Es ist der 23. Februar 2011 und das San Siro in Mailand ausverkauft. Champions League-Achtelfinale, FC Bayern gegen Inter Mailand, die Neuauflage des Vorjahresfinals. Samuel Eto’o überläuft Anatolij Tymoschtschuk auf der linken Außenbahn, hat den Ball eng am Fuß und zwei frei stehende Mitspieler im Blick. Gleich klingelt’s hinter Thomas Kraft. Oder? Nein, plötzlich rutscht Philipp Lahm Eto’o im Strafraum zwischen die Beine und spitzelt den Ball ins Aus. Kein Tor, kein Elfmeter, einfach nur Ecke. Und Eto’o? Der klatscht mit Lahm ab und umarmt ihn, voller Bewunderung für diese Wahnsinnsgrätsche in höchster Gefahr. Wahrscheinlich gibt es für einen Verteidiger kein größeres Kompliment.
Zum Zeitpunkt des Spiels, im Februar 2011, ist Philipp Lahm erst einen Monat Kapitän bei den Bayern. Sein Vorgänger Mark van Bommel hatte die Mannschaft in der Winterpause verlassen. Auch in der Nationalmannschaft ist Lahm seit etwa neun Monaten neuer Kapitän – als Nachfolger von Michael Ballack.

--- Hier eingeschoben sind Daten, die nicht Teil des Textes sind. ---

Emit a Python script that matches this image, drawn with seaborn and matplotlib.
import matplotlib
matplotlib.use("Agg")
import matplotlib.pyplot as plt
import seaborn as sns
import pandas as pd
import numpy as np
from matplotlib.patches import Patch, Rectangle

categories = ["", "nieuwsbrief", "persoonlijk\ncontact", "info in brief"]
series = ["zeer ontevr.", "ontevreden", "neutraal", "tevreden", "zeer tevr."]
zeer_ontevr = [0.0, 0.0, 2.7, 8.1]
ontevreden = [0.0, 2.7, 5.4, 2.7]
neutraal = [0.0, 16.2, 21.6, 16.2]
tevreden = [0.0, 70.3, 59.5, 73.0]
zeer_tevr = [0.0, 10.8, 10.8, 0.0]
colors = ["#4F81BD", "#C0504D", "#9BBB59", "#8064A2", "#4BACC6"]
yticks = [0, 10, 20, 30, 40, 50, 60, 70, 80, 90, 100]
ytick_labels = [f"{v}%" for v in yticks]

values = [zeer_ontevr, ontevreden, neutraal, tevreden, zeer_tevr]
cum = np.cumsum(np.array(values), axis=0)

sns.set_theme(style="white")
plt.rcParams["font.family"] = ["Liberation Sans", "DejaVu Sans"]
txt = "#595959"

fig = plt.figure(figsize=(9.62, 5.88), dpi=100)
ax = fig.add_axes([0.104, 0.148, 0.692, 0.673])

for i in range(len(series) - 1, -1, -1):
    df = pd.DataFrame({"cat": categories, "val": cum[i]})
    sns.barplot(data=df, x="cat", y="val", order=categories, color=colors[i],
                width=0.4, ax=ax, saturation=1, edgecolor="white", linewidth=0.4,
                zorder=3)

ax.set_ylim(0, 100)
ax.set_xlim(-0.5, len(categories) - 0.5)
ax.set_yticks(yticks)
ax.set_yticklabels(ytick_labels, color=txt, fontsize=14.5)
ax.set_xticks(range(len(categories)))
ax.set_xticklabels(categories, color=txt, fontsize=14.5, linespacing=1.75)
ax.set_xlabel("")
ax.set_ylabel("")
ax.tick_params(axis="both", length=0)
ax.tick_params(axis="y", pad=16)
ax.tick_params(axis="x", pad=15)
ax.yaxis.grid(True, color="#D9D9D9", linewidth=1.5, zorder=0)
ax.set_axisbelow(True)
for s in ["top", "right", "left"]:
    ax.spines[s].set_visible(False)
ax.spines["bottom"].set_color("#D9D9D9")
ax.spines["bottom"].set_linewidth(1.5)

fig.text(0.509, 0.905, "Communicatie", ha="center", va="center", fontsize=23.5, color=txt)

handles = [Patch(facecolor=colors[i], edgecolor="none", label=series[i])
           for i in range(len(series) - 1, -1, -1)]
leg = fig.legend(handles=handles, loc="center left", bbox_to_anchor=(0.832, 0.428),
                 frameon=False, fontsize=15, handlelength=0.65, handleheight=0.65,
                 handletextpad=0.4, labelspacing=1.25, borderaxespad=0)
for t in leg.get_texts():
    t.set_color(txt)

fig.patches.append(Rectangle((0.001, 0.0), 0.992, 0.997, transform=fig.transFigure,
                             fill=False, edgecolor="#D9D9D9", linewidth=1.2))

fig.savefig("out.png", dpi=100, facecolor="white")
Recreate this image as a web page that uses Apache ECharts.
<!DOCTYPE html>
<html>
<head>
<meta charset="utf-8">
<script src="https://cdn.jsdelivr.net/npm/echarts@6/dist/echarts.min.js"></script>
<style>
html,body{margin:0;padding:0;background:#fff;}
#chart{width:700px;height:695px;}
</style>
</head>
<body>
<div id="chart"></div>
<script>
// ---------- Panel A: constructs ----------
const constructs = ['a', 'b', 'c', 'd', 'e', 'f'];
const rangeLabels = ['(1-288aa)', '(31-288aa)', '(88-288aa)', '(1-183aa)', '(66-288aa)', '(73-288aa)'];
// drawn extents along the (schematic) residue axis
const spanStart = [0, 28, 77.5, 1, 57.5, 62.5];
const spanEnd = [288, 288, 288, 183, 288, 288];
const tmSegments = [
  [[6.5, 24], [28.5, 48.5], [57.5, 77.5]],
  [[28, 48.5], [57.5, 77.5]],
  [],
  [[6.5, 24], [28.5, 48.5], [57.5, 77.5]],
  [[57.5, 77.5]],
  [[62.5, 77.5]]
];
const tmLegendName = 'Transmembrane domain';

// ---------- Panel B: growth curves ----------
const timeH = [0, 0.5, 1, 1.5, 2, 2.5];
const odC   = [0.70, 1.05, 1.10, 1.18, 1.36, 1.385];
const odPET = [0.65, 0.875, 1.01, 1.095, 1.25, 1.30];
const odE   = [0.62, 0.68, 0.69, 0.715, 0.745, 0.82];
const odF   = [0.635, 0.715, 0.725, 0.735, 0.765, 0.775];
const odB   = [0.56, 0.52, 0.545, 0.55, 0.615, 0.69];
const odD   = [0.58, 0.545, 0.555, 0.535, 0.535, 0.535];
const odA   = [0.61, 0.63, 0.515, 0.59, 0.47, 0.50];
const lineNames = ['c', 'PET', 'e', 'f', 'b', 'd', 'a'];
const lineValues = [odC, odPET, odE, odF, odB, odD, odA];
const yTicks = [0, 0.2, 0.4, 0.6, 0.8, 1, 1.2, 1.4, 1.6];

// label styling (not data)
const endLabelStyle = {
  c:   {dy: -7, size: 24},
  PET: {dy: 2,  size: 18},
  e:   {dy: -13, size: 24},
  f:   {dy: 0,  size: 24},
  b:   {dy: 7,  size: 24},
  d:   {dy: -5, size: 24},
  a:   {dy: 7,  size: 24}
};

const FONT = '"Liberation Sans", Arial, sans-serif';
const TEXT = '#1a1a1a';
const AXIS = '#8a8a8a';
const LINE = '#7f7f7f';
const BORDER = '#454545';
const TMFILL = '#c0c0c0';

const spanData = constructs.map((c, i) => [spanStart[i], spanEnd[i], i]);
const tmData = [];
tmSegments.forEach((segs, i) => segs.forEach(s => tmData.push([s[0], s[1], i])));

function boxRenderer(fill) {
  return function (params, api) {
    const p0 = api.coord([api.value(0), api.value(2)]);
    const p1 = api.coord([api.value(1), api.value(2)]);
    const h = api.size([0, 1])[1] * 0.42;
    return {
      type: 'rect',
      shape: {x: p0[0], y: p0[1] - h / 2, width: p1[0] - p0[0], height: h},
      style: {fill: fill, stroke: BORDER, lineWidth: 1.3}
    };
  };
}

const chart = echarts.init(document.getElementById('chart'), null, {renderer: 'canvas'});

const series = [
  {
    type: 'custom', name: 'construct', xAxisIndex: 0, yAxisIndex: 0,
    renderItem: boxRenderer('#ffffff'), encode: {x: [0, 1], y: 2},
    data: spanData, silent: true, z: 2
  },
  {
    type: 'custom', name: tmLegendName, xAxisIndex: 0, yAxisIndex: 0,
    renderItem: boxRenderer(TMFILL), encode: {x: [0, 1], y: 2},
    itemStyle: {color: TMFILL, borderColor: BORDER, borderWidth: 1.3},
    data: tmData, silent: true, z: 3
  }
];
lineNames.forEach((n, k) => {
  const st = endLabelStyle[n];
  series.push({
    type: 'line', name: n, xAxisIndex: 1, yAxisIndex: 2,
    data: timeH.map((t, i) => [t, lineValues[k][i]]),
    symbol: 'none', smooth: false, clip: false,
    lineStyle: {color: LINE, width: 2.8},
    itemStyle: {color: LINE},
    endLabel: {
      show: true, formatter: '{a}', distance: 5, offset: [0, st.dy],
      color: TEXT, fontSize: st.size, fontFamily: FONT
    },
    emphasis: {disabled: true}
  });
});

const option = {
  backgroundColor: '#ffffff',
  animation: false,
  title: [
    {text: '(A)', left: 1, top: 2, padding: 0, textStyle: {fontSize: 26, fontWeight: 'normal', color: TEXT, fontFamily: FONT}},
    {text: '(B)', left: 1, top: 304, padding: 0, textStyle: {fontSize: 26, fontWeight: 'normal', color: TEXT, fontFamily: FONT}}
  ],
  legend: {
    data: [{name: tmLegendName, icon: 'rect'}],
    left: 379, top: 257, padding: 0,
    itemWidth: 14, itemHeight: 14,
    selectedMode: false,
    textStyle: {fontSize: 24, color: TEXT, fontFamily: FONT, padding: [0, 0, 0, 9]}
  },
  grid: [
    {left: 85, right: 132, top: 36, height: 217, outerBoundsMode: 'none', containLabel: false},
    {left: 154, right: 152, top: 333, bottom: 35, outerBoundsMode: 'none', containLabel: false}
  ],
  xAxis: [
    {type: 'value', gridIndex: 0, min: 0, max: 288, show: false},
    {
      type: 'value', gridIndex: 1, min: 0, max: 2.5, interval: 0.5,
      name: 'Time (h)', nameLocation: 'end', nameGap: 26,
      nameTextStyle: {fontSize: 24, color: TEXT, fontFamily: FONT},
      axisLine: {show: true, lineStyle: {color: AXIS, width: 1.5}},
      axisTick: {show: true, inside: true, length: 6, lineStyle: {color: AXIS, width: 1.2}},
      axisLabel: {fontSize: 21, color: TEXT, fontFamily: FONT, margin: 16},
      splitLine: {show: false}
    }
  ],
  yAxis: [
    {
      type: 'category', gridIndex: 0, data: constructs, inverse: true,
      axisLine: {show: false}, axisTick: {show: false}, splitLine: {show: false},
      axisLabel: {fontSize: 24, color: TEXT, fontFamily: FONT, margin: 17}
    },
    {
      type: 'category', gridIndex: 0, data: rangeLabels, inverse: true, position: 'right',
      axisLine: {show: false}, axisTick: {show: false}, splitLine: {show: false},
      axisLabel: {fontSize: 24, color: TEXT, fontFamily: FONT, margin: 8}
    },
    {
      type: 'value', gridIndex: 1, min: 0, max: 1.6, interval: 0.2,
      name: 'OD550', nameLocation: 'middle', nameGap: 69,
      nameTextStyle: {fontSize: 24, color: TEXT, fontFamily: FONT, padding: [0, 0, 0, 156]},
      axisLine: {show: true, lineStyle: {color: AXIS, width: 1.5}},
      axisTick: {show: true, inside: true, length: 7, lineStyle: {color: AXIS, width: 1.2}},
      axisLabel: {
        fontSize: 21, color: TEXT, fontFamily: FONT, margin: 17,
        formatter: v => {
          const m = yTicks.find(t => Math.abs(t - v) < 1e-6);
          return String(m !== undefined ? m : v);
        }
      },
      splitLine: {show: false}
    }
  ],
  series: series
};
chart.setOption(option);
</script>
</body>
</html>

Mit dessen Verletzung vor der Weltmeisterschaft in Südafrika verändert sich der Stil der Nationalmannschaft nachhaltig. Nationaltrainer Jogi Löw kündigt vor dem Turnier eine Revolution im Abwehrspiel an. „Unsere Abwehrspieler müssen auf den Beinen bleiben.“ Es ist nicht weniger als das Ende der ehrwürdigen Grätsche, wie sie von Abwehrspielern seit Erfindung des Fußballs gepflegt wird. Die Begründung des Bundestrainers: „Ich hasse dumme Fouls.“ Seine Rechnung ist einfach: Wer grätscht, könnte foulen und so die eigene Mannschaft durch Gelbe (und Rote) Karten und Standards in Gefahr bringen.
Neue Funktion der Grätsche
Als neuer Kapitän in Verein und Nationalmannschaft interpretierte Lahm seine Rolle völlig anders als die Alphatiere vor ihm. Und er verwandelte auch die Funktion der Grätsche – und machte seine Interpretation des Tacklings in den folgenden Jahren zu seinem Signature Move.

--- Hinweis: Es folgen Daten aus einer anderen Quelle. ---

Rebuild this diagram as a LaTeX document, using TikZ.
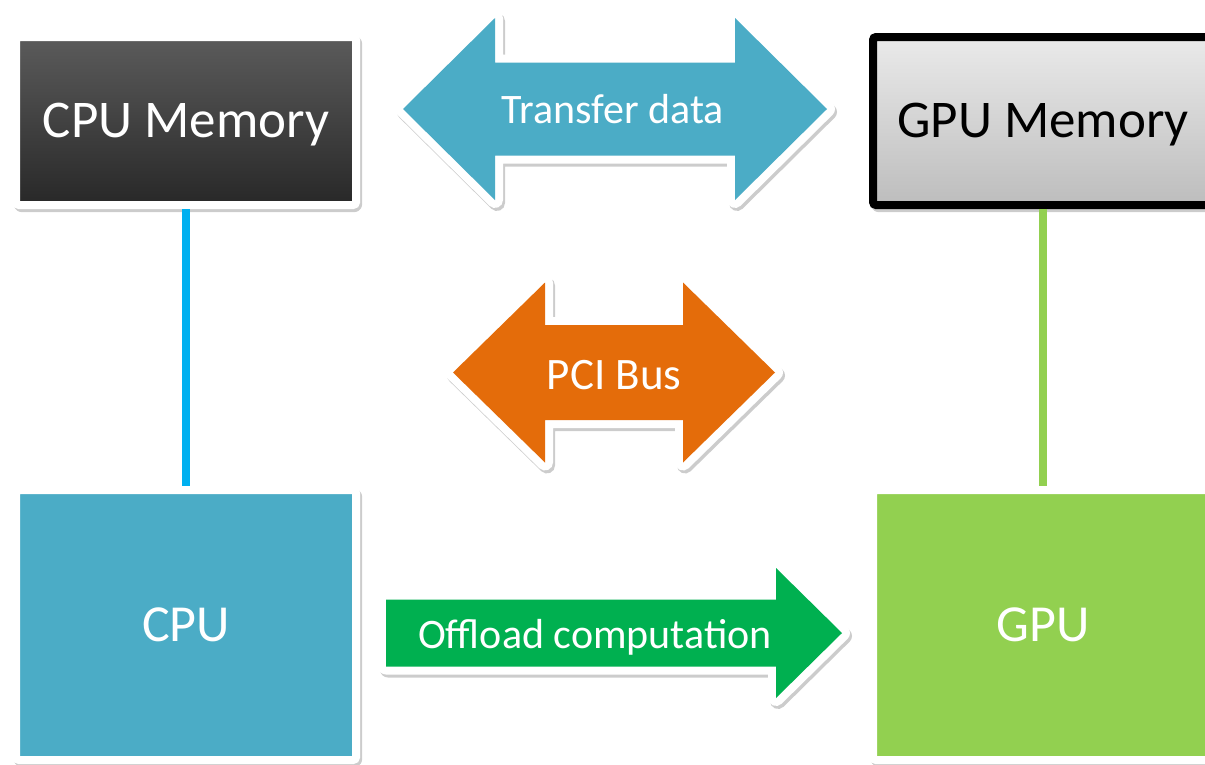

Die Grätsche ist tatsächlich ein archaisches Mittel und hat einige Nachteile. Ein Abwehrspieler, der sich hinlegt, kann nicht mehr weiterlaufen und im Kollektiv verteidigen. Er setzt alles auf eine Karte. Die Grätsche ist ein großes Risiko: Misslingt sie, gibt es im schlimmsten Fall Elfmeter und die Rote Karte. Gelingt sie, hat der Verteidiger immerhin eine klare Chance oder ein Tor verhindert. Allerdings klärt er den Ball unkontrolliert.
Philipp Lahm, mit einer außergewöhnlichen Spielintelligenz gesegnet, muss all das klar gewesen sein. Er sagte einmal: „Weil ich nicht besonders groß bin, muss ich mein Spiel so anlegen, dass ich das durch besonders fixes Denken ausgleiche.“ Durch seine schnelle Auffassungsgabe und herausragende Übersicht fügte er der Urversion der Grätsche entscheidende Elemente hinzu: den gleichzeitigen Ballgewinn und die damit kombinierte Spieleröffnung.
Im Champions League-Gruppenspiel gegen Manchester City in der Saison 2013/2014 setzt Jesús Navas in der eigenen Hälfte zum Sprint an. Navas ist schnell, aber Lahm hat Vorsprung. Er scannt, wittert, wartet auf den perfekten Zeitpunkt. Dann, zack, an der Mittellinie wirft sich Lahm in den Weg. Den rechten Fuß durchgestreckt, Richtung Ball. Er trifft das Spielgerät nicht mit der Fußspitze oder Sohle, sondern schnappt sich den Ball mit der Hacke und winkelt blitzschnell das Bein an. Navas läuft ohne Kugel ins Leere. In der gleichen Bewegung stößt sich Lahm mit den Händen vom Boden ab. Er steht, bevor sich der Spanier umdrehen kann – und spielt den Ball direkt in Richtung David Alaba. Der Gegenkonter läuft.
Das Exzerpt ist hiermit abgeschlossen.